Kierkegaard argues that when our ethical principles are contradicted by
the will of God, we ought to suspend them, whether or not, to us, God’s will
appears good or evil. Without doubt, from a human perspective, God’s test of
Abraham’s faith appears cruel and unjustified. There are many occasions in the
Old Testament when God appears to act unethically. He commands his people to
slaughter innocents, raze cities and take slaves. He allows Satan to torment
Job for a bet. God appears altogether too wrathful, jealous and arbitrary to be
judged ethical.
Kierkegaard realizes that the ultimate truths of religion make no sense
to us. He admits that Christianity, in particular, is paradoxical, absurd and
offensive to reason. We must accept dogmatically propositions whose truths are
not revealed to sense perception or understanding, such as the Divinity of
Christ, or the existence and immortality of the soul. So if we are to believe
such things, we must do so in a way that transcends understanding and embraces
the absurd. To believe the claims of religion requires a leap of faith.
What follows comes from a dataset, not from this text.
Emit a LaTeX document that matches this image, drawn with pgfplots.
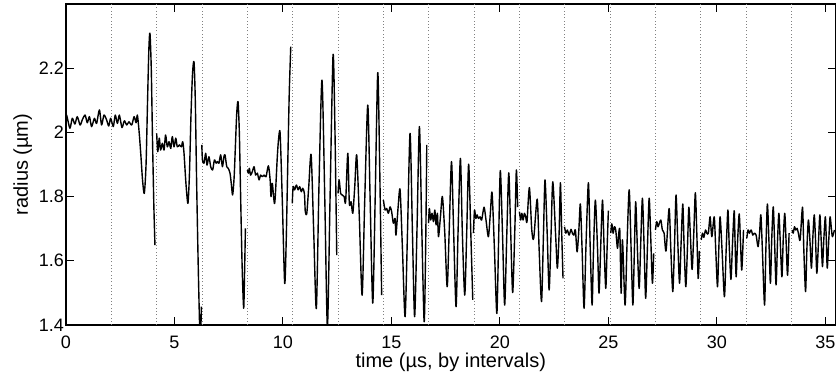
\documentclass[border=0pt]{standalone}
\usepackage{fontspec}
\setmainfont{Liberation Sans}
\usepackage{pgfplots}
\pgfplotsset{compat=1.18}
\begin{document}
\begin{tikzpicture}
\useasboundingbox (-33pt,-26.5pt) rectangle (385pt,162.5pt);
\begin{axis}[
  at={(0pt,0pt)}, anchor=south west,
  scale only axis, width=384.75pt, height=160.5pt,
  xmin=0, xmax=35.47, ymin=1.4, ymax=2.4,
  xtick={0,5,10,15,20,25,30,35},
  ytick={1.4,1.6,1.8,2.0,2.2},
  yticklabels={1.4,1.6,1.8,2,2.2},
  tick align=inside, major tick length=3.85pt,
  tick style={black, line width=0.5pt},
  axis line style={black, line width=0.6pt},
  /pgf/number format/assume math mode=true,
  every tick label/.append style={font=\fontsize{9}{10.5}\selectfont},
  xticklabel style={anchor=north, inner sep=0pt, yshift=-5.3pt},
  yticklabel style={anchor=east, inner sep=0pt, xshift=-0.8pt},
  label style={font=\fontsize{12}{14}\selectfont},
  xlabel={time (µs, by intervals)},
  ylabel={radius (µm)},
  every axis x label/.style={at={(axis description cs:0.5,-0.133)}, anchor=base},
  every axis y label/.style={at={(axis description cs:-0.0494,0.5)}, anchor=base, rotate=90},
  extra x ticks={2.09,4.18,6.27,8.36,10.45,12.54,14.63,16.72,18.81,20.9,22.99,25.08,27.17,29.26,31.35,33.44},
  extra x tick labels={},
  extra x tick style={grid=major, major tick length=0pt,
    major grid style={black!50, line width=0.4pt, dash pattern=on 0.4pt off 1.25pt}},
  cycle list={{black,solid,mark=none}},
  every axis plot post/.append style={black, solid, mark=none, line width=0.7pt, line join=round, smooth, tension=0.45},
]
\addplot coordinates {(0,2.040)(0.03,2.054)(0.18,2.013)(0.29,2.044)(0.41,2.026)(0.52,2.049)(0.65,2.023)(0.75,2.039)(0.88,2.054)(0.98,2.030)(1.08,2.049)(1.18,2.018)(1.31,2.044)(1.41,2.028)(1.54,2.070)(1.64,2.023)(1.75,2.054)(1.87,2.039)(1.97,2.020)(2.06,2.044)(2.18,2.018)(2.27,2.054)(2.37,2.028)(2.46,2.054)(2.58,2.015)(2.69,2.036)(2.80,2.023)(2.90,2.033)(3.03,2.023)(3.14,2.049)(3.23,2.030)(3.29,2.054)(3.37,2.002)(3.45,1.93)(3.53,1.85)(3.61,1.810)(3.69,1.90)(3.76,2.10)(3.82,2.26)(3.87,2.309)(3.93,2.20)(3.99,1.97)(4.05,1.77)(4.10,1.649)};
\addplot coordinates {(4.18,1.997)(4.23,1.940)(4.30,1.982)(4.36,1.945)(4.44,1.966)(4.52,1.945)(4.59,1.992)(4.67,1.955)(4.75,1.971)(4.83,1.950)(4.90,1.987)(4.98,1.955)(5.06,1.982)(5.13,1.955)(5.23,1.961)(5.32,1.955)(5.38,1.971)(5.44,1.935)(5.53,1.84)(5.62,1.779)(5.69,1.87)(5.76,2.05)(5.83,2.18)(5.90,2.22)(5.96,2.10)(6.02,1.85)(6.09,1.60)(6.15,1.42)(6.19,1.33)(6.24,1.457)};
\addplot coordinates {(6.26,1.961)(6.29,1.914)(6.36,1.904)(6.44,1.935)(6.50,1.898)(6.59,1.924)(6.67,1.893)(6.76,1.883)(6.84,1.914)(6.92,1.904)(6.98,1.909)(7.05,1.904)(7.13,1.930)(7.21,1.893)(7.28,1.924)(7.33,1.930)(7.41,1.893)(7.48,1.888)(7.56,1.873)(7.62,1.84)(7.68,1.805)(7.75,1.86)(7.81,1.96)(7.87,2.06)(7.93,2.096)(7.99,2.00)(8.05,1.80)(8.12,1.58)(8.19,1.452)(8.23,1.56)(8.27,1.701)};
\addplot coordinates {(8.36,1.883)(8.41,1.873)(8.45,1.888)(8.51,1.867)(8.59,1.878)(8.67,1.893)(8.74,1.867)(8.82,1.873)(8.90,1.852)(8.97,1.867)(9.05,1.862)(9.13,1.867)(9.22,1.862)(9.33,1.896)(9.41,1.852)(9.45,1.800)(9.51,1.841)(9.62,1.779)(9.74,1.924)(9.80,1.98)(9.87,1.997)(9.97,1.789)(10.08,1.530)(10.15,1.66)(10.22,1.893)(10.29,2.12)(10.36,2.267)};
\addplot coordinates {(10.43,1.779)(10.47,1.831)(10.54,1.821)(10.62,1.836)(10.70,1.821)(10.77,1.831)(10.85,1.815)(10.91,1.826)(10.99,1.810)(11.03,1.753)(11.10,1.748)(11.19,1.831)(11.30,1.930)(11.42,1.686)(11.54,1.452)(11.66,1.831)(11.80,2.163)(11.93,1.789)(12.05,1.395)(12.17,1.789)(12.31,2.241)(12.40,1.997)(12.48,1.618)};
\addplot coordinates {(12.54,1.810)(12.59,1.852)(12.66,1.810)(12.74,1.805)(12.82,1.800)(12.89,1.784)(12.99,1.935)(13.06,1.779)(13.14,1.784)(13.22,1.748)(13.31,1.831)(13.40,1.930)(13.52,1.737)(13.65,1.493)(13.77,1.789)(13.91,2.085)(14.02,1.789)(14.14,1.468)(14.25,1.789)(14.37,2.186)(14.46,1.893)(14.55,1.493)};
\addplot coordinates {(14.63,1.789)(14.71,1.758)(14.78,1.763)(14.86,1.748)(14.94,1.768)(15.01,1.753)(15.09,1.717)(15.17,1.732)(15.21,1.680)(15.31,1.768)(15.40,1.821)(15.51,1.634)(15.63,1.426)(15.74,1.686)(15.86,1.997)(15.97,1.686)(16.07,1.426)(16.18,1.700)(16.29,2.018)(16.40,1.700)(16.51,1.410)(16.58,1.65)(16.63,1.961)};
\addplot coordinates {(16.71,1.717)(16.75,1.763)(16.81,1.727)(16.87,1.748)(16.94,1.722)(17.00,1.758)(17.06,1.712)(17.12,1.748)(17.17,1.675)(17.26,1.737)(17.35,1.800)(17.46,1.686)(17.57,1.519)(17.66,1.686)(17.77,1.909)(17.87,1.686)(17.98,1.457)(18.07,1.686)(18.18,1.919)(18.27,1.686)(18.38,1.493)(18.47,1.686)(18.56,1.901)(18.66,1.686)(18.75,1.478)};
\addplot coordinates {(18.78,1.686)(18.83,1.758)(18.89,1.732)(18.95,1.743)(19.01,1.732)(19.09,1.737)(19.16,1.727)(19.27,1.767)(19.36,1.727)(19.47,1.675)(19.56,1.748)(19.64,1.812)(19.75,1.634)(19.86,1.436)(19.94,1.66)(20.02,1.881)(20.12,1.686)(20.22,1.462)(20.32,1.686)(20.41,1.874)(20.50,1.686)(20.59,1.501)(20.69,1.700)(20.76,1.883)(20.82,1.767)};
\addplot coordinates {(20.90,1.753)(20.96,1.727)(21.01,1.748)(21.07,1.727)(21.13,1.748)(21.19,1.737)(21.25,1.722)(21.36,1.828)(21.47,1.696)(21.56,1.670)(21.72,1.792)(21.81,1.634)(21.92,1.473)(22.01,1.686)(22.08,1.852)(22.18,1.686)(22.27,1.509)(22.36,1.686)(22.44,1.846)(22.58,1.665)(22.65,1.577)(22.73,1.686)(22.79,1.843)(22.85,1.686)(22.91,1.545)};
\addplot coordinates {(22.98,1.706)(23.04,1.686)(23.11,1.696)(23.19,1.680)(23.28,1.698)(23.34,1.686)(23.41,1.680)(23.48,1.696)(23.56,1.628)(23.64,1.696)(23.71,1.777)(23.79,1.634)(23.88,1.452)(23.97,1.650)(24.08,1.843)(24.16,1.650)(24.25,1.462)(24.31,1.62)(24.40,1.789)(24.50,1.640)(24.57,1.499)(24.65,1.650)(24.73,1.789)(24.80,1.650)(24.88,1.514)(24.94,1.634)(25.00,1.756)};
\addplot coordinates {(25.11,1.686)(25.16,1.715)(25.22,1.686)(25.28,1.706)(25.34,1.696)(25.42,1.639)(25.48,1.686)(25.53,1.691)(25.59,1.499)(25.65,1.665)(25.77,1.462)(25.86,1.650)(25.96,1.821)(26.05,1.634)(26.13,1.462)(26.20,1.634)(26.26,1.784)(26.34,1.634)(26.42,1.514)(26.49,1.650)(26.57,1.795)(26.65,1.640)(26.72,1.483)(26.80,1.640)(26.88,1.795)(26.95,1.680)(27.03,1.530)(27.09,1.623)};
\addplot coordinates {(27.17,1.696)(27.23,1.722)(27.29,1.706)(27.35,1.717)(27.42,1.727)(27.49,1.696)(27.57,1.686)(27.66,1.631)(27.80,1.763)(27.88,1.634)(27.97,1.504)(28.05,1.650)(28.12,1.805)(28.20,1.660)(28.28,1.530)(28.35,1.650)(28.43,1.777)(28.49,1.650)(28.57,1.519)(28.65,1.650)(28.71,1.767)(28.78,1.680)(28.86,1.573)(28.94,1.690)(29.01,1.812)(29.08,1.680)(29.14,1.545)(29.20,1.631)};
\addplot coordinates {(29.28,1.665)(29.34,1.686)(29.40,1.673)(29.48,1.696)(29.54,1.686)(29.61,1.686)(29.69,1.737)(29.77,1.675)(29.88,1.737)(29.95,1.634)(30.03,1.519)(30.09,1.634)(30.15,1.737)(30.24,1.634)(30.35,1.488)(30.43,1.634)(30.51,1.758)(30.57,1.650)(30.65,1.542)(30.72,1.650)(30.80,1.756)(30.84,1.660)(30.89,1.550)(30.95,1.650)(31.03,1.746)(31.09,1.660)(31.15,1.571)(31.23,1.696)};
\addplot coordinates {(31.38,1.670)(31.44,1.696)(31.50,1.686)(31.58,1.696)(31.66,1.680)(31.73,1.686)(31.81,1.680)(31.90,1.644)(31.97,1.686)(32.03,1.743)(32.10,1.634)(32.20,1.462)(32.26,1.634)(32.33,1.777)(32.40,1.665)(32.47,1.530)(32.53,1.665)(32.60,1.768)(32.66,1.665)(32.73,1.525)(32.80,1.665)(32.86,1.748)(32.92,1.665)(33.00,1.550)(33.06,1.665)(33.13,1.748)(33.19,1.665)(33.26,1.555)(33.33,1.686)};
\addplot coordinates {(33.47,1.696)(33.52,1.686)(33.58,1.706)(33.64,1.696)(33.70,1.701)(33.76,1.686)(33.84,1.665)(33.95,1.767)(34.01,1.634)(34.09,1.504)(34.15,1.634)(34.22,1.727)(34.29,1.665)(34.36,1.577)(34.42,1.665)(34.49,1.743)(34.55,1.665)(34.61,1.561)(34.69,1.665)(34.75,1.743)(34.81,1.665)(34.87,1.582)(34.93,1.665)(35.00,1.737)(35.04,1.680)(35.09,1.577)(35.16,1.665)(35.22,1.737)(35.28,1.700)(35.33,1.675)(35.42,1.696)};
\end{axis}
\end{tikzpicture}
\end{document}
What if, today, someone was to explain to the police that he had
sacrificed his son because God commanded it? Is this a reason the law can
accept as justification? Obviously not. If we justify Abraham’s intention to
kill his son on God’s instructions, then we allow the ethical to drop away as
an inessential moment in choosing how to act. In putting faith before ethics, Kierkegaard
opens a doorway to hell on earth. We see it everyday in the actions of zealots
and suicide bombers, as well as in the suppression of humane instincts in the
name of God’s inscrutable will. Instead of the teleological suspension of the
ethical, we should suspend the ‘teleological’ when it transgresses the ethical.
Ethics ought to provide the limits of faith, rather than the other way around.